[What is expected]: Retype the opening lines of the data exactly, stopping after the line that contains "from matplotlib.ticker import". Skip every picture.

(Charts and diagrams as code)
==*==
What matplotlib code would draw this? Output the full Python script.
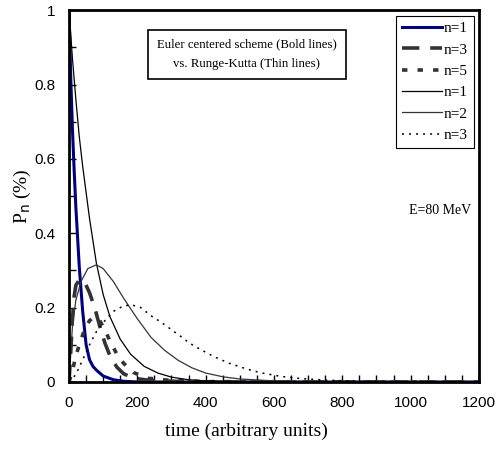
"""Occupation probabilities P_n vs time: Euler centered vs Runge-Kutta."""

import matplotlib.pyplot as plt  # type: ignore
from matplotlib.ticker import MultipleLocator  # type: ignore

# Euler centered scheme (bold lines)
euler_n1_t = [0, 5, 10, 15, 20, 25, 30, 40, 50, 60, 70, 80, 100, 130, 160, 200, 1200]
euler_n1_p = [1.0, 0.82, 0.68, 0.57, 0.47, 0.39, 0.31, 0.19, 0.10, 0.06, 0.042,
              0.032, 0.016, 0.006, 0.002, 0.0, 0.0]

euler_n3_t = [0, 5, 10, 15, 20, 30, 45, 60, 75, 90, 105, 120, 140, 160, 190, 230,
              300, 400, 1200]
euler_n3_p = [0.0, 0.08, 0.17, 0.23, 0.26, 0.275, 0.27, 0.24, 0.2, 0.15, 0.105,
              0.07, 0.04, 0.022, 0.01, 0.005, 0.002, 0.0, 0.0]

euler_n5_t = [0, 10, 20, 30, 45, 60, 75, 90, 105, 120, 140, 160, 190, 230, 300,
              400, 1200]
euler_n5_p = [0.0, 0.03, 0.07, 0.1, 0.14, 0.165, 0.175, 0.165, 0.14, 0.11, 0.075,
              0.05, 0.025, 0.01, 0.004, 0.001, 0.0]

# Runge-Kutta (thin lines)
rk_n1_t = [0, 10, 20, 30, 40, 60, 80, 100, 120, 150, 180, 220, 260, 300, 350,
           400, 500, 1200]
rk_n1_p = [1.0, 0.87, 0.76, 0.66, 0.58, 0.44, 0.32, 0.235, 0.175, 0.115, 0.075,
           0.042, 0.024, 0.013, 0.006, 0.003, 0.001, 0.0]

rk_n2_t = [0, 10, 20, 35, 55, 80, 100, 130, 160, 200, 240, 280, 320, 360, 400,
           450, 500, 600, 700, 1200]
rk_n2_p = [0.0, 0.15, 0.22, 0.27, 0.305, 0.315, 0.305, 0.27, 0.225, 0.17, 0.12,
           0.085, 0.058, 0.038, 0.024, 0.014, 0.008, 0.003, 0.001, 0.0]

rk_n3_t = [0, 20, 40, 60, 80, 100, 130, 160, 185, 210, 242, 264, 286, 305, 325,
           345, 366, 388, 410, 432, 470, 520, 560, 620, 680, 750, 850, 1000, 1200]
rk_n3_p = [0.0, 0.02, 0.06, 0.1, 0.135, 0.16, 0.19, 0.205, 0.207, 0.2, 0.177,
           0.164, 0.15, 0.137, 0.124, 0.11, 0.097, 0.086, 0.075, 0.065, 0.05,
           0.035, 0.025, 0.015, 0.009, 0.005, 0.002, 0.0005, 0.0]

x_ticks = [0, 200, 400, 600, 800, 1000, 1200]
y_ticks = [0, 0.2, 0.4, 0.6, 0.8, 1]

SERIF = "Liberation Serif"
SANS = "Liberation Sans"


def make_chart() -> None:
    fig = plt.figure(figsize=(5.02, 4.63), dpi=100)
    ax = fig.add_axes([0.1375, 0.175, 0.8165, 0.803])

    ax.plot(euler_n1_t, euler_n1_p, color="#000080", lw=2.2, label="n=1")
    ax.plot(euler_n3_t, euler_n3_p, color="#333333", lw=2.6,
            dashes=(4.8, 3), label="n=3")
    ax.plot(euler_n5_t, euler_n5_p, color="#333333", lw=2.6,
            dashes=(1.5, 2.8), label="n=5")
    ax.plot(rk_n1_t, rk_n1_p, color="black", lw=0.9, label="n=1")
    ax.plot(rk_n2_t, rk_n2_p, color="#353535", lw=0.9, label="n=2")
    ax.plot(rk_n3_t, rk_n3_p, color="black", lw=1.1, dashes=(1.3, 3.3),
            label="n=3")

    ax.set_xlim(0, 1200)
    ax.set_ylim(0, 1)
    ax.set_xticks(x_ticks)
    ax.set_yticks(y_ticks)
    ax.set_yticklabels([f"{v:g}" for v in y_ticks])
    ax.xaxis.set_minor_locator(MultipleLocator(50))
    ax.yaxis.set_minor_locator(MultipleLocator(0.1))
    ax.tick_params(which="both", direction="in", length=5, width=1,
                   top=False, right=False, labelsize=11, pad=10)
    for lab in ax.get_xticklabels() + ax.get_yticklabels():
        lab.set_family(SANS)
    for sp in ax.spines.values():
        sp.set_linewidth(2)

    ax.set_xlabel("time (arbitrary units)", family=SERIF, fontsize=14)
    ax.xaxis.set_label_coords(0.432, -0.11)
    ax.set_ylabel(r"P$_{\rm n}$ (%)", family=SERIF, fontsize=14, labelpad=1)

    ax.text(0.434, 0.882,
            "Euler centered scheme (Bold lines)\nvs. Runge-Kutta (Thin lines)",
            transform=ax.transAxes, ha="center", va="center", family=SERIF,
            fontsize=9.2, linespacing=1.8,
            bbox=dict(boxstyle="square,pad=0.7", fc="white", ec="black",
                      lw=1.2))
    ax.text(0.905, 0.462, "E=80 MeV", transform=ax.transAxes, ha="center",
            va="center", family=SERIF, fontsize=10)

    leg = ax.legend(loc="upper right", prop={"family": SERIF, "size": 11},
                    handlelength=2.6, handletextpad=0.1, labelspacing=0.5,
                    borderpad=0.4, borderaxespad=0.35, fancybox=False,
                    framealpha=1, edgecolor="black")
    leg.get_frame().set_linewidth(0.8)

    fig.savefig("out.png", dpi=100)
    plt.close(fig)


if __name__ == "__main__":
    make_chart()
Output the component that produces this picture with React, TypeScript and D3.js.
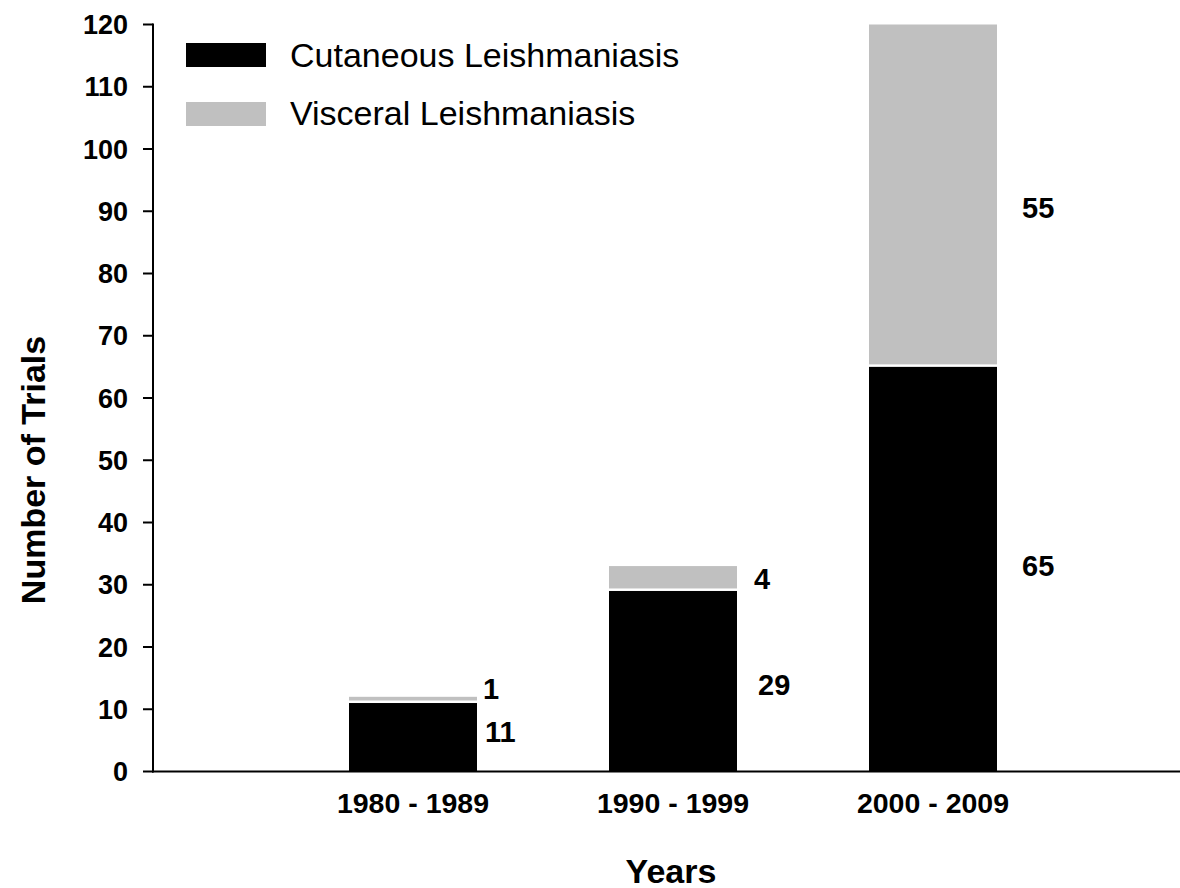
import React from "react";
import * as d3 from "d3";

const categories = ["1980 - 1989", "1990 - 1999", "2000 - 2009"];
const cutaneous = [11, 29, 65];
const visceral = [1, 4, 55];
const yTicks = [0, 10, 20, 30, 40, 50, 60, 70, 80, 90, 100, 110, 120];
const seriesNames = ["Cutaneous Leishmaniasis", "Visceral Leishmaniasis"];
const seriesColors = ["#000000", "#c0c0c0"];

const W = 1180;
const H = 888;
const FONT = "'Liberation Sans', Arial, Helvetica, sans-serif";

export default function App() {
  const x = d3
    .scalePoint<string>()
    .domain(["_a", ...categories, "_b"])
    .range([153, 1193]);
  const y = d3.scaleLinear().domain([0, 120]).range([771.5, 24.5]);
  const barW = 128;

  const stack = d3
    .stack<any>()
    .keys(["c", "v"])(categories.map((c, i) => ({ cat: c, c: cutaneous[i], v: visceral[i] })));

  // label placement tweaks (pixels), per category [cutaneous, visceral]
  const labelDx = [[8, 6], [21, 17], [25, 25]];
  const labelDy = [
    [-5.5, -11],
    [3, 0],
    [-4, 11.5],
  ];

  return (
    <svg width={W} height={H} style={{ position: "absolute", left: 0, top: 0, background: "#fff" }}>
      <rect x={0} y={0} width={W} height={H} fill="#fff" />
      {stack.map((layer, si) =>
        layer.map((d, i) => {
          const cx = x(categories[i])!;
          const top = y(d[1]);
          const bottom = y(d[0]) - (si === 1 ? 2.5 : 0);
          return (
            <rect
              key={`${si}-${i}`}
              x={cx - barW / 2}
              y={top}
              width={barW}
              height={Math.max(0, bottom - top)}
              fill={seriesColors[si]}
            />
          );
        })
      )}
      {stack.map((layer, si) =>
        layer.map((d, i) => {
          const cx = x(categories[i])!;
          const mid = (y(d[0]) + y(d[1])) / 2 + labelDy[i][si];
          return (
            <text
              key={`l-${si}-${i}`}
              x={cx + barW / 2 + labelDx[i][si]}
              y={mid}
              dy="0.36em"
              fontFamily={FONT}
              fontWeight="bold"
              fontSize={29}
              fill="#000"
            >
              {si === 0 ? cutaneous[i] : visceral[i]}
            </text>
          );
        })
      )}
      <line x1={153} x2={153} y1={y(120) - 1} y2={y(0) + 1} stroke="#000" strokeWidth={2} />
      {yTicks.map((t) => (
        <g key={t}>
          <line x1={143} x2={153} y1={y(t)} y2={y(t)} stroke="#000" strokeWidth={2} />
          <text
            x={128}
            y={y(t)}
            dy="0.36em"
            textAnchor="end"
            fontFamily={FONT}
            fontWeight="bold"
            fontSize={27}
            fill="#000"
          >
            {t}
          </text>
        </g>
      ))}
      <line x1={152} x2={1180} y1={y(0)} y2={y(0)} stroke="#000" strokeWidth={2} />
      {categories.map((c) => (
        <text
          key={c}
          x={x(c)!}
          y={813}
          textAnchor="middle"
          fontFamily={FONT}
          fontWeight="bold"
          fontSize={28.5}
          fill="#000"
        >
          {c}
        </text>
      ))}
      <text
        x={671}
        y={883}
        textAnchor="middle"
        fontFamily={FONT}
        fontWeight="bold"
        fontSize={34}
        fill="#000"
      >
        Years
      </text>
      <text
        transform={`translate(45, 470) rotate(-90)`}
        textAnchor="middle"
        fontFamily={FONT}
        fontWeight="bold"
        fontSize={34}
        fill="#000"
      >
        Number of Trials
      </text>
      {seriesNames.map((n, i) => (
        <g key={n}>
          <rect x={186} y={43 + i * 59} width={80} height={24} fill={seriesColors[i]} />
          <text x={290} y={67 + i * 57.5} fontFamily={FONT} fontSize={34} fill="#000">
            {n}
          </text>
        </g>
      ))}
    </svg>
  );
}
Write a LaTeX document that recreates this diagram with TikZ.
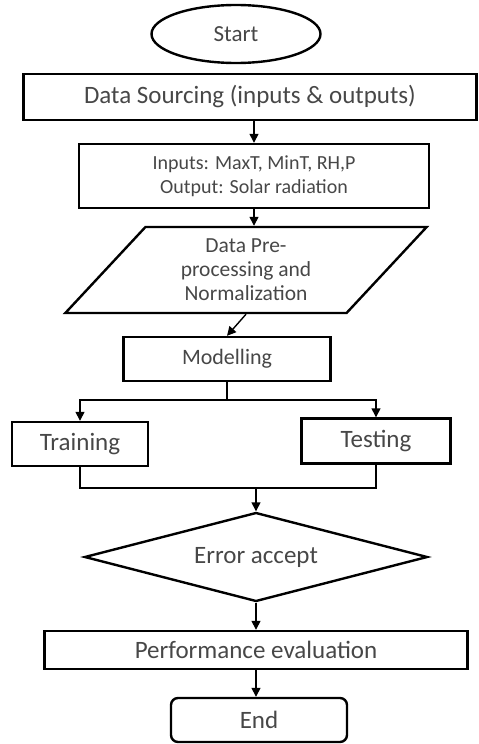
\documentclass[tikz,border=0pt]{standalone}
\usepackage{fontspec}
\setmainfont{Carlito}
\usetikzlibrary{shapes.geometric,arrows.meta}

\tikzset{
	block/.style={draw, line width=2.4pt, text=black!72, align=center,
		font=\fontsize{25}{30}\selectfont, inner sep=0pt},
	fsize/.style={font=\fontsize{#1}{24}\selectfont},
	procbox/.style={block, rectangle},
	termbox/.style={block, ellipse},
	endbox/.style={block, rectangle, rounded corners=7pt},
	iobox/.style={block, trapezium, trapezium left angle=50,
		trapezium right angle=130, trapezium stretches=true},
	decbox/.style={block, diamond, aspect=3.85},
	link/.style={line width=1.4pt},
	arrowlink/.style={link, -{Triangle[length=9pt,width=9pt]}}
}

\begin{document}
\begin{tikzpicture}[x=1pt, y=-1pt]
			%%%%% START %%%%%
			\useasboundingbox (0, 0) rectangle (479, 744);
			
			\node[termbox, fsize=23, minimum width=169pt, minimum height=58pt] (start) at (236, 34) {Start};
			\node[procbox, minimum width=453pt, minimum height=46pt] (source) at (250, 97) {Data Sourcing (inputs \& outputs)};
			\node[procbox, fsize=20, minimum width=350pt, minimum height=64pt] (inputs) at (254, 176) {Inputs: MaxT, MinT, RH,P\\Output: Solar radiation};
			\node[iobox, fsize=21.5, minimum width=362pt, minimum height=86pt] (prep) at (246, 270) {Data Pre-\\processing and\\Normalization};
			\node[procbox, fsize=22, minimum width=207pt, minimum height=44pt] (model) at (227, 359) {Modelling};
			
			\node[procbox, minimum width=136pt, minimum height=44pt] (train) at (80, 444) {Training};
			\node[procbox, minimum width=149pt, minimum height=45pt] (test) at (376, 441) {Testing};
			
			\node[decbox, minimum width=343pt, minimum height=89pt] (accept) at (256, 557) {Error accept};
			\node[procbox, minimum width=423pt, minimum height=38pt] (perf) at (256, 650) {Performance evaluation};
			\node[endbox, minimum width=176pt, minimum height=44pt] (finish) at (259, 720) {End};
			
			\coordinate (split) at (227, 400);
			\coordinate (join) at (256, 488);
			
			\draw[arrowlink] (inputs.north |- source.south) -- (inputs.north);
			\draw[arrowlink] (inputs.south) -- (inputs.south |- prep.north);
			\draw[arrowlink] (prep.south) -- (model.north);
			
			\draw[link] (model.south) -- (split);
			\draw[arrowlink] (split) -| (train.north);
			\draw[arrowlink] (split) -| (test.north);
			
			\draw[link] (train.south) |- (join) -| (test.south);
			\draw[arrowlink] (join) -- (accept.north);
			
			\draw[arrowlink] (accept.south) -- (perf.north);
			\draw[arrowlink] (perf.south) -- (perf.south |- finish.north);
			
			%%%%% END %%%%%
\end{tikzpicture}
\end{document}
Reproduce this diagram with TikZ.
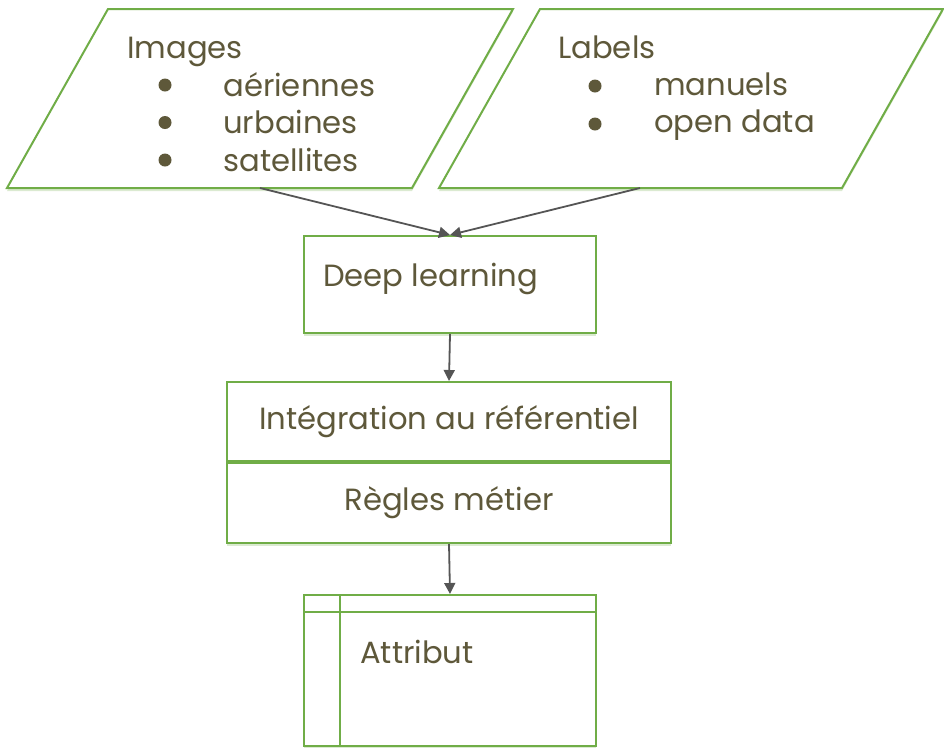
\documentclass[tikz,border=0pt]{standalone}
\usepackage{fontspec}
\setmainfont{Poppins}
\usetikzlibrary{arrows.meta,shadows,positioning}

\definecolor{boxgreen}{RGB}{112,173,71}
\definecolor{txtbrown}{RGB}{94,88,58}
\definecolor{arrowgray}{RGB}{85,85,85}
\newlength\pxu
\setlength\pxu{0.75pt}

\tikzset{
  box/.style={draw=boxgreen, line width=2\pxu, fill=white, inner sep=0,
    drop shadow={shadow xshift=0pt, shadow yshift=-3\pxu, opacity=0.25, fill=boxgreen}},
  txt/.style={text=txtbrown, font=\fontsize{23}{28}\selectfont, inner sep=0},
  dot/.style={circle, fill=txtbrown, minimum size=13\pxu, inner sep=0},
  flow/.style={-{Triangle[length=8.25pt,width=8.25pt]}, draw=arrowgray, line width=1.8\pxu},
}

\begin{document}
\begin{tikzpicture}[x=0.75pt, y=-0.75pt]
   \useasboundingbox (0,0) rectangle (944,747);

   % inputs
   \draw[box] (7,188) -- (108,9) -- (513,9) -- (412,188) -- cycle;
   \coordinate (imgout) at (260,188);
   \node[txt, anchor=base west] (imgtitle) at (127,58) {Images};
   \foreach \t [count=\i] in {aériennes,urbaines,satellites} {
     \node[dot] (imgdot\i) at (165,85+37.5*\i-37.5) {};
     \node[txt, anchor=base west] (imgitem\i) at (223,96+37.5*\i-37.5) {\t};
   }

   \draw[box] (439,188) -- (540,9) -- (943,9) -- (842,188) -- cycle;
   \coordinate (labout) at (640,188);
   \node[txt, anchor=base west] (labtitle) at (558,58) {Labels};
   \foreach \t [count=\i] in {manuels,open data} {
     \node[dot] (labdot\i) at (595,86+38*\i-38) {};
     \node[txt, anchor=base west] (labitem\i) at (654,95+37.5*\i-37.5) {\t};
   }

   % processing
   \node[box, rectangle, minimum width=292\pxu, minimum height=97\pxu] (dl) at (450,284.5) {};
   \node[txt, anchor=base west] (dltxt) at (323,286) {Deep learning};

   \node[box, txt, rectangle, minimum width=444\pxu, minimum height=79\pxu] (integ) at (449,421.5) {Intégration au référentiel};
   \node[box, txt, rectangle, minimum width=444\pxu, minimum height=80\pxu, below=0pt of integ] (regles) {Règles métier};

   % output table
   \node[box, rectangle, minimum width=292\pxu, minimum height=151\pxu] (attr) at (450,670.5) {};
   \draw[boxgreen, line width=2\pxu] ([yshift=-18\pxu]attr.north west) -- ([yshift=-18\pxu]attr.north east);
   \draw[boxgreen, line width=2\pxu] ([xshift=37\pxu]attr.north west) -- ([xshift=37\pxu]attr.south west);
   \node[txt, anchor=base west] (attrtxt) at (360,663) {Attribut};

   \draw[flow] (imgout) -- (dl.north);
   \draw[flow] (labout) -- (dl.north);
   \draw[flow] (dl.south) -- (integ.north);
   \draw[flow] (regles.south) -- (attr.north);
\end{tikzpicture}
\end{document}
==*==
[Result of this task]:
What matplotlib code would draw this? Output the full Python script.
"""Occupation probabilities P_n vs time: Euler centered vs Runge-Kutta."""

import matplotlib.pyplot as plt  # type: ignore
from matplotlib.ticker import MultipleLocator  # type: ignore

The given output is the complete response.